[Plotting code records]

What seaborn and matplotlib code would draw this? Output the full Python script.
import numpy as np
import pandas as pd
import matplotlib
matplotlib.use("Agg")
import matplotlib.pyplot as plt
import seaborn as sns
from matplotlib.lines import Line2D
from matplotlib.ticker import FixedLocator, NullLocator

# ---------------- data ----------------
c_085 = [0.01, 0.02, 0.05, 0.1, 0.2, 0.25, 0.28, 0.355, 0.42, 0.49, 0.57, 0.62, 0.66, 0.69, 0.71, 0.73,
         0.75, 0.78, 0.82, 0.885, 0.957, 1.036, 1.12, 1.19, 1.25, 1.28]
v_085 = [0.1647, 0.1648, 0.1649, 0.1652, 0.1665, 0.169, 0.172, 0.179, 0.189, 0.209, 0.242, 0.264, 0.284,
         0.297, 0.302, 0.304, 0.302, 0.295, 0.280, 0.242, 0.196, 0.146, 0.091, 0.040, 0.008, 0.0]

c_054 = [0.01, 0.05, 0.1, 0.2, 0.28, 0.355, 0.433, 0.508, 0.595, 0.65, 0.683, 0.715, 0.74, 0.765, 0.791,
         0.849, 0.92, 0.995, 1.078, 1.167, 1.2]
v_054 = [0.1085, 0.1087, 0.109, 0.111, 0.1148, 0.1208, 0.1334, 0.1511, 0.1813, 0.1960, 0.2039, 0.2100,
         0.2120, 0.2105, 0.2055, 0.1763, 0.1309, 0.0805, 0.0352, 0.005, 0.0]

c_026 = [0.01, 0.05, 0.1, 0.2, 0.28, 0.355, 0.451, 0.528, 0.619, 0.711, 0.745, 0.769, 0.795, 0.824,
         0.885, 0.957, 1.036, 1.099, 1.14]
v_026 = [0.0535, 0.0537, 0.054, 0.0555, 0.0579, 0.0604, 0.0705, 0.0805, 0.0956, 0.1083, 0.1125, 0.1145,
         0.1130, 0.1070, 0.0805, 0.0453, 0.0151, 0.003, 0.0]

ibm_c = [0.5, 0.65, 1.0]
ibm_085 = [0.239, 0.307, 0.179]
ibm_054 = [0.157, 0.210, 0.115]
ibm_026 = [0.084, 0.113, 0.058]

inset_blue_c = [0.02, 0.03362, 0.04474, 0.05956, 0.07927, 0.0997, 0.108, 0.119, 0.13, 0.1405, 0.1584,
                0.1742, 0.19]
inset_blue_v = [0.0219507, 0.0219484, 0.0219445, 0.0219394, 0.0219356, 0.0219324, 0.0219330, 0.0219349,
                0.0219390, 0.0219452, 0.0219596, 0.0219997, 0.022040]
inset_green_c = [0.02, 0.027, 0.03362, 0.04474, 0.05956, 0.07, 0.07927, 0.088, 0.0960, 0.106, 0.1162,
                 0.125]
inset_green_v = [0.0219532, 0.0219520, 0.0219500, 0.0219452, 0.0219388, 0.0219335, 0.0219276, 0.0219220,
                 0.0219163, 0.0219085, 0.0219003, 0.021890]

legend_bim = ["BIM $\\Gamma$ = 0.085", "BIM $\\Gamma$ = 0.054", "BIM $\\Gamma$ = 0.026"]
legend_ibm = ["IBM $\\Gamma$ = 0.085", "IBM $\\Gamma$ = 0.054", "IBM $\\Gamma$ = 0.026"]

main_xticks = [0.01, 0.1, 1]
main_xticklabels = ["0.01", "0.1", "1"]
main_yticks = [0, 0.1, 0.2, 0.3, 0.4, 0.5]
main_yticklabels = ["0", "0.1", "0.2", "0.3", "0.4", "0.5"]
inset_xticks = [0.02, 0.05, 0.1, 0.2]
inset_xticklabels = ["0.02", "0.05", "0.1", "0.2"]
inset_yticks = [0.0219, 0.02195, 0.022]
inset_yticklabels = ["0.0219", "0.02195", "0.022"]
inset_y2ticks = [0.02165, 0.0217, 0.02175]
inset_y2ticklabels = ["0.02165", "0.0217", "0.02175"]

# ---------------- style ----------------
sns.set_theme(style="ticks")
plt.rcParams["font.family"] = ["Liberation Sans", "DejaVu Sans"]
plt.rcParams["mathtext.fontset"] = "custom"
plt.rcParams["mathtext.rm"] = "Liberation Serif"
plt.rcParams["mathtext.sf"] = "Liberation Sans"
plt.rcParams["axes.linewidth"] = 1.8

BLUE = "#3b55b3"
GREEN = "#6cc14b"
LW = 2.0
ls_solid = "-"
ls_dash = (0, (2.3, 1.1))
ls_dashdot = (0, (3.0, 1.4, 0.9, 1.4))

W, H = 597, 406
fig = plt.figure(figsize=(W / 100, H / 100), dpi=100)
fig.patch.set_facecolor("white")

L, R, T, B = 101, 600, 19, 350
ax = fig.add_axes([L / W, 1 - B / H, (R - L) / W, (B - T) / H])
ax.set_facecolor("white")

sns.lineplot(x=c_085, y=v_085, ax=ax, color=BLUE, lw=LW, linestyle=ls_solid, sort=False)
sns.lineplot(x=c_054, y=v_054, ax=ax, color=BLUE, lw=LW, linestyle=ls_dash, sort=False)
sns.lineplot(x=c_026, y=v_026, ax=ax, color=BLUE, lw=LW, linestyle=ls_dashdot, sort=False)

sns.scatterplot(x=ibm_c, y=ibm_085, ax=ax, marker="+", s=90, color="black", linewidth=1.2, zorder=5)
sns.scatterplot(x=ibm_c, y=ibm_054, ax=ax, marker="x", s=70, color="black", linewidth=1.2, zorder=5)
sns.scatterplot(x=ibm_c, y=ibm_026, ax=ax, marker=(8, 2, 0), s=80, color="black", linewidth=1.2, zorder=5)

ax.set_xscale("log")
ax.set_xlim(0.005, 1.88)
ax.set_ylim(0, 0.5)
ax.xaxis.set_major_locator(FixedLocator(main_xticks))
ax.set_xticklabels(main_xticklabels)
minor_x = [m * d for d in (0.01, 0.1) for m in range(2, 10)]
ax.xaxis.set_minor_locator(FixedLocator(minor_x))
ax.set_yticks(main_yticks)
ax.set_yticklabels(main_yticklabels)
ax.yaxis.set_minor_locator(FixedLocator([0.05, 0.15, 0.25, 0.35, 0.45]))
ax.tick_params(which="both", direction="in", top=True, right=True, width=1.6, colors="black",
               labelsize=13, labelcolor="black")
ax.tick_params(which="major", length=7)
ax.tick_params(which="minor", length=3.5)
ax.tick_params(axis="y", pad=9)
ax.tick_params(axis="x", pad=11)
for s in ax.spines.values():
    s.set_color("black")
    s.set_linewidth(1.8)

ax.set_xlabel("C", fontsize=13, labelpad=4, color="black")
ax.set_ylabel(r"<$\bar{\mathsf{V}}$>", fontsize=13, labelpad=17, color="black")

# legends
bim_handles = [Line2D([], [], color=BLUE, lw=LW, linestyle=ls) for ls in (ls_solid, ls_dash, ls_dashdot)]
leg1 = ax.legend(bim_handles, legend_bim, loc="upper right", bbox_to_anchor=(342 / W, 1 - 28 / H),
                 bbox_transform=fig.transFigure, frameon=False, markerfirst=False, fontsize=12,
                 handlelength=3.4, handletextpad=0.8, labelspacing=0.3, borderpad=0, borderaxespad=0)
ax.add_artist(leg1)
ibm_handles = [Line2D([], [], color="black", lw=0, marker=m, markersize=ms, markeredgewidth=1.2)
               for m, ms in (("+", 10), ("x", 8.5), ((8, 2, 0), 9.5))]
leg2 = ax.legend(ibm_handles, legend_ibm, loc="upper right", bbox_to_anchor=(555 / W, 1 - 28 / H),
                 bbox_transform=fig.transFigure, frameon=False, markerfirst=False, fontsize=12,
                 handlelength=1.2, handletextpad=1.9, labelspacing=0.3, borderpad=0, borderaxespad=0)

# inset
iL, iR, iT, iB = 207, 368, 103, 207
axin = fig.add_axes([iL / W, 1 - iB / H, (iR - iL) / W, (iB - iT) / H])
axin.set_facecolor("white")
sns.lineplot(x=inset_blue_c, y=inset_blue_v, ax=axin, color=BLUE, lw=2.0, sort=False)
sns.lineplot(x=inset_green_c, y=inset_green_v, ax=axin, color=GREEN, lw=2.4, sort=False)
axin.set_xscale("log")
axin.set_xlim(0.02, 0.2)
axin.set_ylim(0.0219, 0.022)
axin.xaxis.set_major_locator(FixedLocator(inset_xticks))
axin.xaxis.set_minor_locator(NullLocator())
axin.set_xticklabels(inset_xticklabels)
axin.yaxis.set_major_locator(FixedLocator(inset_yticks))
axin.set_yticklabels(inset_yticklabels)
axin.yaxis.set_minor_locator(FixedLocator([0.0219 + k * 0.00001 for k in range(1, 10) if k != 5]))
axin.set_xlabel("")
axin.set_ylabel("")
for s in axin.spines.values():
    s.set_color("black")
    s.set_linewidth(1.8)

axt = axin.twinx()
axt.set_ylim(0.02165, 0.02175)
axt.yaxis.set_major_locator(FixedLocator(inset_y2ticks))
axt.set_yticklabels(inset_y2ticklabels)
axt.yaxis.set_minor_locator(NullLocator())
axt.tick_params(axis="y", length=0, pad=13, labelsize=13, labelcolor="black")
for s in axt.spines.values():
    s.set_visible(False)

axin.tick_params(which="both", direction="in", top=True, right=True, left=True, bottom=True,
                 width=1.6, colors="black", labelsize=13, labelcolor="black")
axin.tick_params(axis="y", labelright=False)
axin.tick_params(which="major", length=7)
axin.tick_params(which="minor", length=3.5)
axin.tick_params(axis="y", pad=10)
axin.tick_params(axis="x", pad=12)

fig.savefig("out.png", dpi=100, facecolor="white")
---
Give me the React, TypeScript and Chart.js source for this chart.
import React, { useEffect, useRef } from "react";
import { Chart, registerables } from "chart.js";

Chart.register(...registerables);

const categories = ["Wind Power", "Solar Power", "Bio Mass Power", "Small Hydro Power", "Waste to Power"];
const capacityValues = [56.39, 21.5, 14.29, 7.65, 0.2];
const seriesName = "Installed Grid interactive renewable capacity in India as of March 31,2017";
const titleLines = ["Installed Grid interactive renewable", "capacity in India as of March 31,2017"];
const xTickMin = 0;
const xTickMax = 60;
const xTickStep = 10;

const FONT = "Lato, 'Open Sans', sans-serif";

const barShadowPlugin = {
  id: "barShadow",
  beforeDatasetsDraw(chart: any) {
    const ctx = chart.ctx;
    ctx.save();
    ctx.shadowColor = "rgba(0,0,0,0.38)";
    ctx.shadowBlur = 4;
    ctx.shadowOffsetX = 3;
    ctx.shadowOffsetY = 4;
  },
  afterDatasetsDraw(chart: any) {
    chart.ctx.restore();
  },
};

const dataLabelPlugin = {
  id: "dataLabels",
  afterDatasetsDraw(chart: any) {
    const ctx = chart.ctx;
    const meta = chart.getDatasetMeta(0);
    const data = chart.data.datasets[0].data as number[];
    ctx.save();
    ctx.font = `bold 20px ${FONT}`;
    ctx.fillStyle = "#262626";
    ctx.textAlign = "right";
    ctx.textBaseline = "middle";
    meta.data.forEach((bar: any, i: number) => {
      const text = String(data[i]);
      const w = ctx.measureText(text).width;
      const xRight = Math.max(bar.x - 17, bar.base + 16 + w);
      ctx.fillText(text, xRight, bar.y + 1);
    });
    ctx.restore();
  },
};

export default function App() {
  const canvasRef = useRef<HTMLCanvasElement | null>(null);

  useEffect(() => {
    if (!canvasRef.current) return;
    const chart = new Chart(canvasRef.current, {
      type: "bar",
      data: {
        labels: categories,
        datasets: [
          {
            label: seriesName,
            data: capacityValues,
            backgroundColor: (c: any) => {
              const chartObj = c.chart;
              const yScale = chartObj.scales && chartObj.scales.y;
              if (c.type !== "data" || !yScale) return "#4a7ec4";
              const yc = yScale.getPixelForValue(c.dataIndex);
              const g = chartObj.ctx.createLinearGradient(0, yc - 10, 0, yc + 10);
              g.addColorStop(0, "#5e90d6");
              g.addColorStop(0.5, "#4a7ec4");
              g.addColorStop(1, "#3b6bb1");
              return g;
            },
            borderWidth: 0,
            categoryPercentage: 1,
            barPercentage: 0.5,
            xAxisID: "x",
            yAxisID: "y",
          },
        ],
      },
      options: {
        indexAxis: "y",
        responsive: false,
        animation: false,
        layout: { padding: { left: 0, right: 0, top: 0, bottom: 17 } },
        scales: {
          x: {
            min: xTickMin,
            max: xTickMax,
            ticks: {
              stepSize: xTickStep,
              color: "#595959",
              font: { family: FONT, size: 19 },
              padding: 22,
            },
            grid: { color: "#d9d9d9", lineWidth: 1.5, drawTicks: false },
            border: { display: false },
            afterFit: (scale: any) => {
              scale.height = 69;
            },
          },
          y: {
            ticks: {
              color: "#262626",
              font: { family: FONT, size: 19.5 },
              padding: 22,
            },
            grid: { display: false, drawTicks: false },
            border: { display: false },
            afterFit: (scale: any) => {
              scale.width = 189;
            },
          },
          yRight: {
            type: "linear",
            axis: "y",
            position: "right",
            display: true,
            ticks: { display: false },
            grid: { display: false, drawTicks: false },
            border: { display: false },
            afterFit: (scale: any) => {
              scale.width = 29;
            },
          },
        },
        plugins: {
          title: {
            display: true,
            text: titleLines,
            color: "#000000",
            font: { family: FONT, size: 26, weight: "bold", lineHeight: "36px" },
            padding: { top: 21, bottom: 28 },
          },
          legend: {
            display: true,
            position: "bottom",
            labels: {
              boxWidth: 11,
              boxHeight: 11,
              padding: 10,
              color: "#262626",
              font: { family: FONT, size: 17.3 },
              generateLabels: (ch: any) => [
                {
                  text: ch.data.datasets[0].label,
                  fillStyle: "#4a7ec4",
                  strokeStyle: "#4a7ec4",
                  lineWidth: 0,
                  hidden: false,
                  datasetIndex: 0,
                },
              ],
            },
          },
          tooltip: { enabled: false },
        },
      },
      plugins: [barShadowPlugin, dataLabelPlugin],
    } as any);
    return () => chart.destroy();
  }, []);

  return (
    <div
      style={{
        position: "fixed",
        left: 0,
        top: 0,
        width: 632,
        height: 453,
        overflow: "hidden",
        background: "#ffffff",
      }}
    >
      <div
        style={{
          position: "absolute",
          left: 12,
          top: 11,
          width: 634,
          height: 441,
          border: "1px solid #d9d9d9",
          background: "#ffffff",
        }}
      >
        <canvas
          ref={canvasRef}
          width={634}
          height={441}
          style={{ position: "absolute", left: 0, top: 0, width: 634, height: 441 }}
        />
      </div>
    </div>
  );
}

> PROBLEM DETAILS
Repeat, character for character, the lines of the material above from the line with "What seaborn and" through the line with "0.040, 0.008, 0.0]".

> EXPECTED OUTPUT
What seaborn and matplotlib code would draw this? Output the full Python script.
import numpy as np
import pandas as pd
import matplotlib
matplotlib.use("Agg")
import matplotlib.pyplot as plt
import seaborn as sns
from matplotlib.lines import Line2D
from matplotlib.ticker import FixedLocator, NullLocator

# ---------------- data ----------------
c_085 = [0.01, 0.02, 0.05, 0.1, 0.2, 0.25, 0.28, 0.355, 0.42, 0.49, 0.57, 0.62, 0.66, 0.69, 0.71, 0.73,
         0.75, 0.78, 0.82, 0.885, 0.957, 1.036, 1.12, 1.19, 1.25, 1.28]
v_085 = [0.1647, 0.1648, 0.1649, 0.1652, 0.1665, 0.169, 0.172, 0.179, 0.189, 0.209, 0.242, 0.264, 0.284,
         0.297, 0.302, 0.304, 0.302, 0.295, 0.280, 0.242, 0.196, 0.146, 0.091, 0.040, 0.008, 0.0]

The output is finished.